▸ Task to carry out:
Pick out each line in these entries that contains the string "this".

▸ Provided data:
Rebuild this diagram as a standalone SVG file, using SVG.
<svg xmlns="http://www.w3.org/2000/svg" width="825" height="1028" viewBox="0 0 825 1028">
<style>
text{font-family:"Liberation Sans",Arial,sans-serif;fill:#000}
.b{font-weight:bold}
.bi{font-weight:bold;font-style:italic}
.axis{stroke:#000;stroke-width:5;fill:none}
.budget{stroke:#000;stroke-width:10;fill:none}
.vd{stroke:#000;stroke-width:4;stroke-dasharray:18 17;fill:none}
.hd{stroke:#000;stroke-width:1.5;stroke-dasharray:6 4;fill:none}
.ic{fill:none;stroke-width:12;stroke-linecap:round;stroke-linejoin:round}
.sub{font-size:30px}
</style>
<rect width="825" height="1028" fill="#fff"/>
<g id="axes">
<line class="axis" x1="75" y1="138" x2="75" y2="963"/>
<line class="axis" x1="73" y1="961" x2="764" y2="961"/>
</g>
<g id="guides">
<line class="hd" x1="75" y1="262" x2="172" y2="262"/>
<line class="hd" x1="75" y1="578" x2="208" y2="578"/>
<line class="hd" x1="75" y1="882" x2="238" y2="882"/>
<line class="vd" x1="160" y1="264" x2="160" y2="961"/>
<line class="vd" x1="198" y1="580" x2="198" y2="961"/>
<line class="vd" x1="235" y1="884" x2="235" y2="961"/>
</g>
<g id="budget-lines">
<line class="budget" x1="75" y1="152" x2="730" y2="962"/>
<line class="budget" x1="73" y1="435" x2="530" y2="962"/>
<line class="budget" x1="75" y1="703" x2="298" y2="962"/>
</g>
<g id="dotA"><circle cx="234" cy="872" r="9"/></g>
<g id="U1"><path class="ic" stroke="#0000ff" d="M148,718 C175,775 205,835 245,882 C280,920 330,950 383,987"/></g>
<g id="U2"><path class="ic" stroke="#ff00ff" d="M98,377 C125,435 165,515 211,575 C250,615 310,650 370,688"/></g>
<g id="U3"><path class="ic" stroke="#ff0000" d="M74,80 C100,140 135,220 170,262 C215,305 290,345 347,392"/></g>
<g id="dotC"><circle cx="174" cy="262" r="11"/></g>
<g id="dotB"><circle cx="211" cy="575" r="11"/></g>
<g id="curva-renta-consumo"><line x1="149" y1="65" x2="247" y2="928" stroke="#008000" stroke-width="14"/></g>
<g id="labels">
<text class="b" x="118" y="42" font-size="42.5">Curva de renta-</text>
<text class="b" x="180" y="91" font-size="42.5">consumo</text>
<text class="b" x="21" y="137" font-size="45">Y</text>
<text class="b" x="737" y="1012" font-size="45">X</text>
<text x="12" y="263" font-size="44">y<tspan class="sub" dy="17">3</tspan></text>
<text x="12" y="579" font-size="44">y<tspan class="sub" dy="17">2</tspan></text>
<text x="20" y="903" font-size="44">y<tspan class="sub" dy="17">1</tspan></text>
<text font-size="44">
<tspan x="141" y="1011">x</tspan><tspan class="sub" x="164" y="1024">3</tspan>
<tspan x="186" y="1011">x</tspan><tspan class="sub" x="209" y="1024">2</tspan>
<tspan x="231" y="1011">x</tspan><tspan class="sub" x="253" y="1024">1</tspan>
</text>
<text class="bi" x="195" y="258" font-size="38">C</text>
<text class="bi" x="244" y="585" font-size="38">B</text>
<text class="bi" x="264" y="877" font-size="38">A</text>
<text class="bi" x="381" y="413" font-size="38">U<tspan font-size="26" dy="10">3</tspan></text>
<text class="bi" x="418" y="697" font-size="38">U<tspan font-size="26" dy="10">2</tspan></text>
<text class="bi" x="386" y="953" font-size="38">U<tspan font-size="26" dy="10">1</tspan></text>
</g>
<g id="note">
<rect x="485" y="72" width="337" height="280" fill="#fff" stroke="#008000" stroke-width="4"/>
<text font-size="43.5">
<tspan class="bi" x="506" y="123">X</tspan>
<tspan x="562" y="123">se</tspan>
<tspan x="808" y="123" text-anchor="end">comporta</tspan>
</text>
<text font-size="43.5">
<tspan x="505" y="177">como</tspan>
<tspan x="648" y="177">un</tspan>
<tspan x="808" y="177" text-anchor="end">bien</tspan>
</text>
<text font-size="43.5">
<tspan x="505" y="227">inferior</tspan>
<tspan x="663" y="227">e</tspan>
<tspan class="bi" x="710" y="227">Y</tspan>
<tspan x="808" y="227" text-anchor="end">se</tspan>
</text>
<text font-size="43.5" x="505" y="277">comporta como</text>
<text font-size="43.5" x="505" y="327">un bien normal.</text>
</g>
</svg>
...
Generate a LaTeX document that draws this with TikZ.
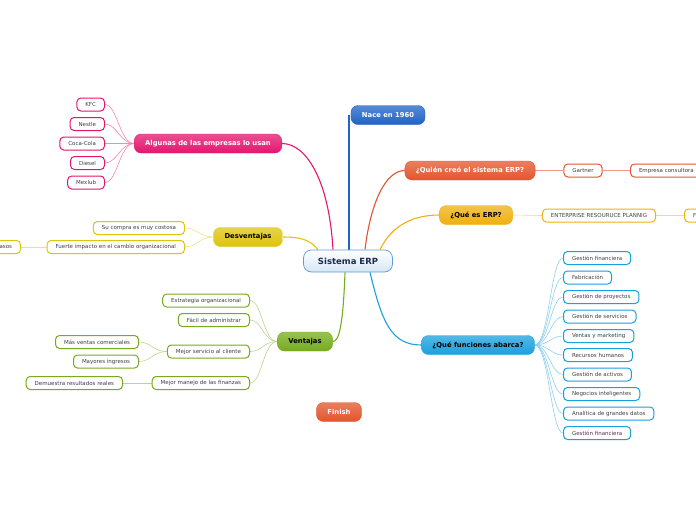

▸ Correct result:
Rebuild this diagram as a standalone SVG file, using SVG.
Generate a LaTeX document that draws this with TikZ.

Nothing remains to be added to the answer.